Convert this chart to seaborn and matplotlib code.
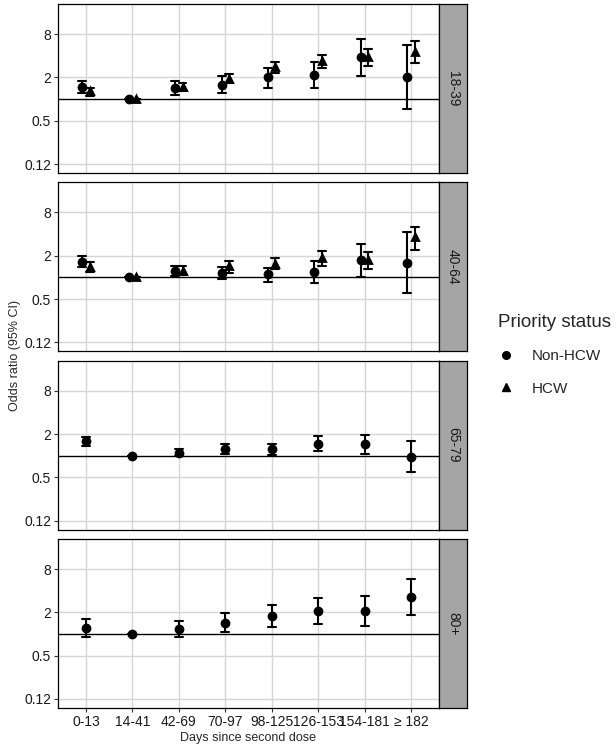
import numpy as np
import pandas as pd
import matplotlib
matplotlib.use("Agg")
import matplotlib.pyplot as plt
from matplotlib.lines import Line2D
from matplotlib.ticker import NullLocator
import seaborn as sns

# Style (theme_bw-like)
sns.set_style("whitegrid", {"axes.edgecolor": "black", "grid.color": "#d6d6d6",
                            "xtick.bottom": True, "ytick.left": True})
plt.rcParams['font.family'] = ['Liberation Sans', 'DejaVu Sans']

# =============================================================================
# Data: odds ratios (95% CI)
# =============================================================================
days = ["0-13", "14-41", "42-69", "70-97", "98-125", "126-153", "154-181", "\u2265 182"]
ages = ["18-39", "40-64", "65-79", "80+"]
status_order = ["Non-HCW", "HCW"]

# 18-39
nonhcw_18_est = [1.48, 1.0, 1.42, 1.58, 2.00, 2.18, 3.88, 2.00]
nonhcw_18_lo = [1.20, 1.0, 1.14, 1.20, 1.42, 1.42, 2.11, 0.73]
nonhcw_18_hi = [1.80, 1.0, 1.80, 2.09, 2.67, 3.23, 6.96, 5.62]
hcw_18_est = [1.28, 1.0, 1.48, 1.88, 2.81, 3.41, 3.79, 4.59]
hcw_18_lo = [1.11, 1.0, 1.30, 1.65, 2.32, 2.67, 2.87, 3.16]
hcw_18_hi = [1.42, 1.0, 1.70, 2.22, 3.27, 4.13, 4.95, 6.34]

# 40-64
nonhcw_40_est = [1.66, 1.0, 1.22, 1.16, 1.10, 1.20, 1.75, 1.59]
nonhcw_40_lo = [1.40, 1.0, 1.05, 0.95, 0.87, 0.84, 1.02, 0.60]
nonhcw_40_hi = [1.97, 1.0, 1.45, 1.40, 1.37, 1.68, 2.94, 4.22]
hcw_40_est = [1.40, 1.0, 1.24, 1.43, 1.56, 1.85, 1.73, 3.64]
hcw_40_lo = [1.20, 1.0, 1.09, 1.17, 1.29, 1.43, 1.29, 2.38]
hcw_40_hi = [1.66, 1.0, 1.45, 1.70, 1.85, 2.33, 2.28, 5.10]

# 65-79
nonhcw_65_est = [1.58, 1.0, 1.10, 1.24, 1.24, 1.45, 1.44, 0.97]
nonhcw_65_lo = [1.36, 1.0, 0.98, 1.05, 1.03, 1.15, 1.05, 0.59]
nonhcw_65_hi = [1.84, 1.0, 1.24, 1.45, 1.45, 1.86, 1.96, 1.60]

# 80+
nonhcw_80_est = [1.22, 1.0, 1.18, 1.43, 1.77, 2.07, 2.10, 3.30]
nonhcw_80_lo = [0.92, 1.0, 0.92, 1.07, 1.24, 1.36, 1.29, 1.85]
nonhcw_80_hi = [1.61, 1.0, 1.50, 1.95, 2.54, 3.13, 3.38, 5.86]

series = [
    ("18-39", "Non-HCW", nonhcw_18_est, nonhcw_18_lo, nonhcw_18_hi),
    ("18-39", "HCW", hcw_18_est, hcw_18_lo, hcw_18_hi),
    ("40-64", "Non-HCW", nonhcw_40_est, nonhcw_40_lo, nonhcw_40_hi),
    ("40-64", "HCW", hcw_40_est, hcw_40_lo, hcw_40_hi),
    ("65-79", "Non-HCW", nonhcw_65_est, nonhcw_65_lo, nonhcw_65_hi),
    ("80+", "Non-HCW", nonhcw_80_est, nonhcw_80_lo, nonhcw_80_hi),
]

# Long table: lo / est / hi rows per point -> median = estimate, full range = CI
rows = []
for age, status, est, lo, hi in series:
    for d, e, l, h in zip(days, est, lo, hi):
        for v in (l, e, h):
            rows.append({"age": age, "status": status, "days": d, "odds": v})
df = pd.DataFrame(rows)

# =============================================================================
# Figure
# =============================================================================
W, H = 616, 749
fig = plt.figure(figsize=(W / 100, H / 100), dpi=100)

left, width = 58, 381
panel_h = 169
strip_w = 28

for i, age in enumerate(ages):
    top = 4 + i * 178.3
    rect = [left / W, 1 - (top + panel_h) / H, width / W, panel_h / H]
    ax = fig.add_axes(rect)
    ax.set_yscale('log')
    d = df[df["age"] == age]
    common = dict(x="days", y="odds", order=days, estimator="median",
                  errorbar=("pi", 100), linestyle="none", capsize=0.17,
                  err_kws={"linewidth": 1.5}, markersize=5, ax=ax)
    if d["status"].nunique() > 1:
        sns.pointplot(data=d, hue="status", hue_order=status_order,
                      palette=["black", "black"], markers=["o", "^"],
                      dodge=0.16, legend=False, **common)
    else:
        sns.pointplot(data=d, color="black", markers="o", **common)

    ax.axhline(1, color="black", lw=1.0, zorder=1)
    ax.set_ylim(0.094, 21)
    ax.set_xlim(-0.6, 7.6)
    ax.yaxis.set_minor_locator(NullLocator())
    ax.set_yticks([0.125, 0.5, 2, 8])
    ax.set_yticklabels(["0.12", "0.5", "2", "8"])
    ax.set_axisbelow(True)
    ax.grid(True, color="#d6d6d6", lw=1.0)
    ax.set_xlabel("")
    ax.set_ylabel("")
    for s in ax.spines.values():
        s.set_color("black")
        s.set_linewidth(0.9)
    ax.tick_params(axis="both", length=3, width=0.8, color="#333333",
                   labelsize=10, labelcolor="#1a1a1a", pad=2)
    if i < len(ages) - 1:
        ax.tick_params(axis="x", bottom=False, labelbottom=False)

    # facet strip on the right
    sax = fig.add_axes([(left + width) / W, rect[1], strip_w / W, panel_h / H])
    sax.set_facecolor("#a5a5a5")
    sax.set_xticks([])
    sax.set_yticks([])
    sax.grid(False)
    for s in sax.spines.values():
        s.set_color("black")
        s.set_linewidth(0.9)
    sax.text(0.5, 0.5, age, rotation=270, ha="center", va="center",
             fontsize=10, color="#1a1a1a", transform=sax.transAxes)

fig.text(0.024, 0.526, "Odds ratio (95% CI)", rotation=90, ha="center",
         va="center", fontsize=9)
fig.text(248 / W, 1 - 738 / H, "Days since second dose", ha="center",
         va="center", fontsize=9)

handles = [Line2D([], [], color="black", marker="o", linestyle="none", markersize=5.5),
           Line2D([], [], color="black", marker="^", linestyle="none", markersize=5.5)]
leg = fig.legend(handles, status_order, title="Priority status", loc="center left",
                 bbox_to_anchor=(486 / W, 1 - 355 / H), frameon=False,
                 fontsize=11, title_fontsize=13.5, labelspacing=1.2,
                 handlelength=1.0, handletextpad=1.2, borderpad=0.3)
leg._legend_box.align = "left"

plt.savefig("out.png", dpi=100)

| AIM |
Reproduce the material above from its first line through the line containing "hcw_18_hi = [1.42, 1.0, 1.70, 2.22, 3.27, 4.13, 4.95, 6.34]", both ends included, and skip every picture.

| SOLUTION TO THIS PROBLEM |
Convert this chart to seaborn and matplotlib code.
import numpy as np
import pandas as pd
import matplotlib
matplotlib.use("Agg")
import matplotlib.pyplot as plt
from matplotlib.lines import Line2D
from matplotlib.ticker import NullLocator
import seaborn as sns

# Style (theme_bw-like)
sns.set_style("whitegrid", {"axes.edgecolor": "black", "grid.color": "#d6d6d6",
                            "xtick.bottom": True, "ytick.left": True})
plt.rcParams['font.family'] = ['Liberation Sans', 'DejaVu Sans']

# =============================================================================
# Data: odds ratios (95% CI)
# =============================================================================
days = ["0-13", "14-41", "42-69", "70-97", "98-125", "126-153", "154-181", "\u2265 182"]
ages = ["18-39", "40-64", "65-79", "80+"]
status_order = ["Non-HCW", "HCW"]

# 18-39
nonhcw_18_est = [1.48, 1.0, 1.42, 1.58, 2.00, 2.18, 3.88, 2.00]
nonhcw_18_lo = [1.20, 1.0, 1.14, 1.20, 1.42, 1.42, 2.11, 0.73]
nonhcw_18_hi = [1.80, 1.0, 1.80, 2.09, 2.67, 3.23, 6.96, 5.62]
hcw_18_est = [1.28, 1.0, 1.48, 1.88, 2.81, 3.41, 3.79, 4.59]
hcw_18_lo = [1.11, 1.0, 1.30, 1.65, 2.32, 2.67, 2.87, 3.16]
hcw_18_hi = [1.42, 1.0, 1.70, 2.22, 3.27, 4.13, 4.95, 6.34]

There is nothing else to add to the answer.